I spent much of my free time over the last two weeks thinking, writing and reading. Much of it was done while working out.
Most of my workouts were spent listening to the audiobook of The Last Lecture. I'm in awe of Randy Pausch as he documented his last few months before he died of pancreatic cancer. It hit me last night after a late dinner at Chin Chins with Howard, Roger, James, Phil and Ian why Randy's story grabbed me so hard.
While Randy's life was cut short, mine was never really supposed to begin. Randy was forced to cram life with his three children and wife into a few months. I've been given multiple overtime periods to play a game that should have already ended.
At 18 months I was in heart failure at Children's Hospital in DC. I was born with a ventricular septal defect. A "VSD" is basically a hole between two of the ventricals in my heart. In 1974, they didn't operate. You either got better or you didn't. I luckily got better.
The hole soon closed enough to be noticeable but not life threatening. Other than premedicating with antibiotics before dental exams and other medical procedures, I lived a normal life.
That was until I was 19 years old and was told by my cardiologist that the hole was expanding and that it had caused damage to my aortic valve.

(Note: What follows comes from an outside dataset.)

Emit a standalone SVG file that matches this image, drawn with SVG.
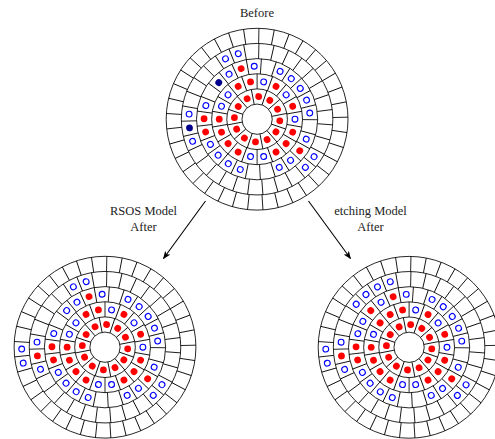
<svg xmlns="http://www.w3.org/2000/svg" xmlns:xlink="http://www.w3.org/1999/xlink" width="495" height="439" viewBox="0 0 495 439">
  <style>
    .grid circle { fill: none; stroke: #000; stroke-width: 0.85; }
    .wall { fill: none; stroke: #000; stroke-width: 0.85; }
    .lbl { font-family: "Liberation Serif", "DejaVu Serif", serif; font-size: 12.5px; fill: #222; text-anchor: middle; }
    .arrow { stroke: #000; stroke-width: 1.1; fill: none; }
  </style>
  <defs>
    <!-- radial cell walls, one per ring (ring width 15.15) -->
    <line id="s1" class="wall" x1="15.15" y1="0" x2="30.3" y2="0"/>
    <line id="s2" class="wall" x1="30.3" y1="0" x2="45.45" y2="0"/>
    <line id="s3" class="wall" x1="45.45" y1="0" x2="60.6" y2="0"/>
    <line id="s4" class="wall" x1="60.6" y1="0" x2="75.75" y2="0"/>
    <line id="s5" class="wall" x1="75.75" y1="0" x2="90.9" y2="0"/>
    <!-- particles -->
    <circle id="R" r="3.4" fill="#ff0000"/>
    <circle id="B" r="2.9" fill="none" stroke="#0000ff" stroke-width="1.1"/>
    <circle id="D" r="3.4" fill="#00008f"/>
    <marker id="head" viewBox="0 0 10 8" refX="9" refY="4" markerWidth="8" markerHeight="6.4" markerUnits="userSpaceOnUse" orient="auto">
      <path d="M0,0 L10,4 L0,8 L2.5,4 z" fill="#000"/>
    </marker>
    <!-- polar lattice: hole + 5 rings with 12, 18, 25, 31, 37 cells -->
    <g id="lattice" class="grid">
      <circle r="15.15"/><circle r="30.3"/><circle r="45.45"/><circle r="60.6"/><circle r="75.75"/><circle r="90.9"/>
      <g>
        <use xlink:href="#s1" transform="rotate(19)"/><use xlink:href="#s1" transform="rotate(49)"/><use xlink:href="#s1" transform="rotate(79)"/><use xlink:href="#s1" transform="rotate(109)"/><use xlink:href="#s1" transform="rotate(139)"/><use xlink:href="#s1" transform="rotate(169)"/><use xlink:href="#s1" transform="rotate(199)"/><use xlink:href="#s1" transform="rotate(229)"/><use xlink:href="#s1" transform="rotate(259)"/><use xlink:href="#s1" transform="rotate(289)"/><use xlink:href="#s1" transform="rotate(319)"/><use xlink:href="#s1" transform="rotate(349)"/>
      </g>
      <g>
        <use xlink:href="#s2" transform="rotate(10)"/><use xlink:href="#s2" transform="rotate(30)"/><use xlink:href="#s2" transform="rotate(50)"/><use xlink:href="#s2" transform="rotate(70)"/><use xlink:href="#s2" transform="rotate(90)"/><use xlink:href="#s2" transform="rotate(110)"/><use xlink:href="#s2" transform="rotate(130)"/><use xlink:href="#s2" transform="rotate(150)"/><use xlink:href="#s2" transform="rotate(170)"/><use xlink:href="#s2" transform="rotate(190)"/><use xlink:href="#s2" transform="rotate(210)"/><use xlink:href="#s2" transform="rotate(230)"/><use xlink:href="#s2" transform="rotate(250)"/><use xlink:href="#s2" transform="rotate(270)"/><use xlink:href="#s2" transform="rotate(290)"/><use xlink:href="#s2" transform="rotate(310)"/><use xlink:href="#s2" transform="rotate(330)"/><use xlink:href="#s2" transform="rotate(350)"/>
      </g>
      <g>
        <use xlink:href="#s3" transform="rotate(0.5)"/><use xlink:href="#s3" transform="rotate(14.9)"/><use xlink:href="#s3" transform="rotate(29.3)"/><use xlink:href="#s3" transform="rotate(43.7)"/><use xlink:href="#s3" transform="rotate(58.1)"/><use xlink:href="#s3" transform="rotate(72.5)"/><use xlink:href="#s3" transform="rotate(86.9)"/><use xlink:href="#s3" transform="rotate(101.3)"/><use xlink:href="#s3" transform="rotate(115.7)"/><use xlink:href="#s3" transform="rotate(130.1)"/><use xlink:href="#s3" transform="rotate(144.5)"/><use xlink:href="#s3" transform="rotate(158.9)"/><use xlink:href="#s3" transform="rotate(173.3)"/><use xlink:href="#s3" transform="rotate(187.7)"/><use xlink:href="#s3" transform="rotate(202.1)"/><use xlink:href="#s3" transform="rotate(216.5)"/><use xlink:href="#s3" transform="rotate(230.9)"/><use xlink:href="#s3" transform="rotate(245.3)"/><use xlink:href="#s3" transform="rotate(259.7)"/><use xlink:href="#s3" transform="rotate(274.1)"/><use xlink:href="#s3" transform="rotate(288.5)"/><use xlink:href="#s3" transform="rotate(302.9)"/><use xlink:href="#s3" transform="rotate(317.3)"/><use xlink:href="#s3" transform="rotate(331.7)"/><use xlink:href="#s3" transform="rotate(346.1)"/>
      </g>
      <g>
        <use xlink:href="#s4" transform="rotate(4.29)"/><use xlink:href="#s4" transform="rotate(15.9)"/><use xlink:href="#s4" transform="rotate(27.51)"/><use xlink:href="#s4" transform="rotate(39.13)"/><use xlink:href="#s4" transform="rotate(50.74)"/><use xlink:href="#s4" transform="rotate(62.35)"/><use xlink:href="#s4" transform="rotate(73.97)"/><use xlink:href="#s4" transform="rotate(85.58)"/><use xlink:href="#s4" transform="rotate(97.19)"/><use xlink:href="#s4" transform="rotate(108.8)"/><use xlink:href="#s4" transform="rotate(120.42)"/><use xlink:href="#s4" transform="rotate(132.03)"/><use xlink:href="#s4" transform="rotate(143.64)"/><use xlink:href="#s4" transform="rotate(155.26)"/><use xlink:href="#s4" transform="rotate(166.87)"/><use xlink:href="#s4" transform="rotate(178.48)"/><use xlink:href="#s4" transform="rotate(190.1)"/><use xlink:href="#s4" transform="rotate(201.71)"/><use xlink:href="#s4" transform="rotate(213.32)"/><use xlink:href="#s4" transform="rotate(224.93)"/><use xlink:href="#s4" transform="rotate(236.55)"/><use xlink:href="#s4" transform="rotate(248.16)"/><use xlink:href="#s4" transform="rotate(259.77)"/><use xlink:href="#s4" transform="rotate(271.39)"/><use xlink:href="#s4" transform="rotate(283)"/><use xlink:href="#s4" transform="rotate(294.61)"/><use xlink:href="#s4" transform="rotate(306.23)"/><use xlink:href="#s4" transform="rotate(317.84)"/><use xlink:href="#s4" transform="rotate(329.45)"/><use xlink:href="#s4" transform="rotate(341.06)"/><use xlink:href="#s4" transform="rotate(352.68)"/>
      </g>
      <g>
        <use xlink:href="#s5" transform="rotate(8.46)"/><use xlink:href="#s5" transform="rotate(18.19)"/><use xlink:href="#s5" transform="rotate(27.92)"/><use xlink:href="#s5" transform="rotate(37.65)"/><use xlink:href="#s5" transform="rotate(47.38)"/><use xlink:href="#s5" transform="rotate(57.11)"/><use xlink:href="#s5" transform="rotate(66.84)"/><use xlink:href="#s5" transform="rotate(76.57)"/><use xlink:href="#s5" transform="rotate(86.3)"/><use xlink:href="#s5" transform="rotate(96.03)"/><use xlink:href="#s5" transform="rotate(105.76)"/><use xlink:href="#s5" transform="rotate(115.49)"/><use xlink:href="#s5" transform="rotate(125.22)"/><use xlink:href="#s5" transform="rotate(134.95)"/><use xlink:href="#s5" transform="rotate(144.68)"/><use xlink:href="#s5" transform="rotate(154.41)"/><use xlink:href="#s5" transform="rotate(164.14)"/><use xlink:href="#s5" transform="rotate(173.87)"/><use xlink:href="#s5" transform="rotate(183.6)"/><use xlink:href="#s5" transform="rotate(193.33)"/><use xlink:href="#s5" transform="rotate(203.05)"/><use xlink:href="#s5" transform="rotate(212.78)"/><use xlink:href="#s5" transform="rotate(222.51)"/><use xlink:href="#s5" transform="rotate(232.24)"/><use xlink:href="#s5" transform="rotate(241.97)"/><use xlink:href="#s5" transform="rotate(251.7)"/><use xlink:href="#s5" transform="rotate(261.43)"/><use xlink:href="#s5" transform="rotate(271.16)"/><use xlink:href="#s5" transform="rotate(280.89)"/><use xlink:href="#s5" transform="rotate(290.62)"/><use xlink:href="#s5" transform="rotate(300.35)"/><use xlink:href="#s5" transform="rotate(310.08)"/><use xlink:href="#s5" transform="rotate(319.81)"/><use xlink:href="#s5" transform="rotate(329.54)"/><use xlink:href="#s5" transform="rotate(339.27)"/><use xlink:href="#s5" transform="rotate(349)"/><use xlink:href="#s5" transform="rotate(358.73)"/>
      </g>
    </g>
    <!-- shared core: ring 1 full, ring 2 and ring 3 red sites -->
    <g id="core">
      <use xlink:href="#R" x="22.73" transform="rotate(4)"/><use xlink:href="#R" x="22.73" transform="rotate(34)"/><use xlink:href="#R" x="22.73" transform="rotate(64)"/><use xlink:href="#R" x="22.73" transform="rotate(94)"/><use xlink:href="#R" x="22.73" transform="rotate(124)"/><use xlink:href="#R" x="22.73" transform="rotate(154)"/><use xlink:href="#R" x="22.73" transform="rotate(184)"/><use xlink:href="#R" x="22.73" transform="rotate(214)"/><use xlink:href="#R" x="22.73" transform="rotate(244)"/><use xlink:href="#R" x="22.73" transform="rotate(274)"/><use xlink:href="#R" x="22.73" transform="rotate(304)"/><use xlink:href="#R" x="22.73" transform="rotate(334)"/>
      <use xlink:href="#R" x="37.88" transform="rotate(20)"/><use xlink:href="#R" x="37.88" transform="rotate(40)"/><use xlink:href="#R" x="37.88" transform="rotate(60)"/><use xlink:href="#R" x="37.88" transform="rotate(120)"/><use xlink:href="#R" x="37.88" transform="rotate(140)"/><use xlink:href="#R" x="37.88" transform="rotate(160)"/><use xlink:href="#R" x="37.88" transform="rotate(180)"/><use xlink:href="#R" x="37.88" transform="rotate(240)"/><use xlink:href="#R" x="37.88" transform="rotate(260)"/><use xlink:href="#R" x="37.88" transform="rotate(300)"/><use xlink:href="#R" x="37.88" transform="rotate(340)"/>
      <use xlink:href="#B" x="37.88" transform="rotate(0)"/><use xlink:href="#B" x="37.88" transform="rotate(80)"/><use xlink:href="#B" x="37.88" transform="rotate(100)"/><use xlink:href="#B" x="37.88" transform="rotate(200)"/><use xlink:href="#B" x="37.88" transform="rotate(280)"/><use xlink:href="#B" x="37.88" transform="rotate(320)"/>
      <use xlink:href="#R" x="53.03" transform="rotate(36.5)"/><use xlink:href="#R" x="53.03" transform="rotate(166.1)"/><use xlink:href="#R" x="53.03" transform="rotate(180.5)"/><use xlink:href="#R" x="53.03" transform="rotate(252.5)"/>
      <use xlink:href="#B" x="53.03" transform="rotate(22.1)"/><use xlink:href="#B" x="53.03" transform="rotate(50.9)"/><use xlink:href="#B" x="53.03" transform="rotate(65.3)"/><use xlink:href="#B" x="53.03" transform="rotate(108.5)"/><use xlink:href="#B" x="53.03" transform="rotate(122.9)"/><use xlink:href="#B" x="53.03" transform="rotate(137.3)"/><use xlink:href="#B" x="53.03" transform="rotate(151.7)"/><use xlink:href="#B" x="53.03" transform="rotate(194.9)"/><use xlink:href="#B" x="53.03" transform="rotate(238.1)"/><use xlink:href="#B" x="53.03" transform="rotate(266.9)"/><use xlink:href="#B" x="53.03" transform="rotate(295.7)"/><use xlink:href="#B" x="53.03" transform="rotate(310.1)"/><use xlink:href="#B" x="53.03" transform="rotate(324.5)"/><use xlink:href="#B" x="53.03" transform="rotate(338.9)"/><use xlink:href="#B" x="53.03" transform="rotate(353.3)"/>
      <use xlink:href="#B" x="68.18" transform="rotate(33.33)"/><use xlink:href="#B" x="68.18" transform="rotate(44.94)"/><use xlink:href="#B" x="68.18" transform="rotate(161.07)"/><use xlink:href="#B" x="68.18" transform="rotate(184.29)"/><use xlink:href="#B" x="68.18" transform="rotate(242.36)"/><use xlink:href="#B" x="68.18" transform="rotate(253.97)"/>
    </g>
  </defs>

  <rect width="495" height="439" fill="#fff"/>

  <!-- initial state -->
  <g id="before" transform="translate(257.1,119.2)">
    <use xlink:href="#lattice"/>
    <use xlink:href="#core"/>
    <use xlink:href="#B" x="37.88" transform="rotate(220)"/>
    <use xlink:href="#D" x="53.03" transform="rotate(223.7)"/>
    <use xlink:href="#D" x="68.18" transform="rotate(172.68)"/>
  </g>

  <!-- RSOS result -->
  <g id="rsos-after" transform="translate(105,347.2)">
    <use xlink:href="#lattice"/>
    <use xlink:href="#core"/>
    <use xlink:href="#B" x="37.88" transform="rotate(220)"/>
    <use xlink:href="#B" x="53.03" transform="rotate(223.7)"/>
    <use xlink:href="#R" x="68.18" transform="rotate(172.68)"/>
    <use xlink:href="#B" x="83.33" transform="rotate(169.01)"/>
    <use xlink:href="#B" x="83.33" transform="rotate(178.74)"/>
  </g>

  <!-- etching result -->
  <g id="etching-after" transform="translate(409.1,347.3)">
    <use xlink:href="#lattice"/>
    <use xlink:href="#core"/>
    <use xlink:href="#R" x="37.88" transform="rotate(220)"/>
    <use xlink:href="#R" x="53.03" transform="rotate(223.7)"/>
    <use xlink:href="#B" x="53.03" transform="rotate(209.3)"/>
    <use xlink:href="#R" x="68.18" transform="rotate(172.68)"/>
    <use xlink:href="#B" x="68.18" transform="rotate(219.13)"/>
    <use xlink:href="#B" x="68.18" transform="rotate(230.75)"/>
    <use xlink:href="#B" x="83.33" transform="rotate(169.01)"/>
    <use xlink:href="#B" x="83.33" transform="rotate(178.74)"/>
  </g>

  <!-- labels -->
  <g id="labels">
    <text class="lbl" x="257" y="17">Before</text>
    <text class="lbl" x="143.5" y="215">RSOS Model</text>
    <text class="lbl" x="143.5" y="230.5">After</text>
    <text class="lbl" x="370.5" y="214.5">etching Model</text>
    <text class="lbl" x="370.5" y="230.5">After</text>
  </g>

  <!-- transitions -->
  <g id="connectors">
    <line class="arrow" x1="205.5" y1="201" x2="163.5" y2="258.5" marker-end="url(#head)"/>
    <line class="arrow" x1="308.5" y1="201" x2="350.5" y2="258.5" marker-end="url(#head)"/>
  </g>
</svg>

So in the summer between my sophomore and junior years at Northwestern, I had the first of my open heart surgeries to fix the VSD and repair my aortic valve.
Eight days later, the repair gave way and my valve burst. I was given a few hours to live (I'll save the details of how I spent that time for another post). With zero blood pressure, I was rushed to Georgetown hospital for an emergency valve replacement. A few hours later, I was the proud owner of a St. Judes #25 artificial aortic valve, and with it more time to live ... overtime as I now call it. My constant reminder is the crisp click, click, click that emanates from my chest cavity. If you stand close enough to me, you'll hear it.
So whether you have three months to live or weren't supposed to live at all, my question for you is how do you plan to live it? Taking some time to think about it may make your time left more meaningful. You also may gain some perspective that will put your toughest personal decisions in a different light. You don't need a cancer diagnosis or new heart valve to motivate you to live the life you want.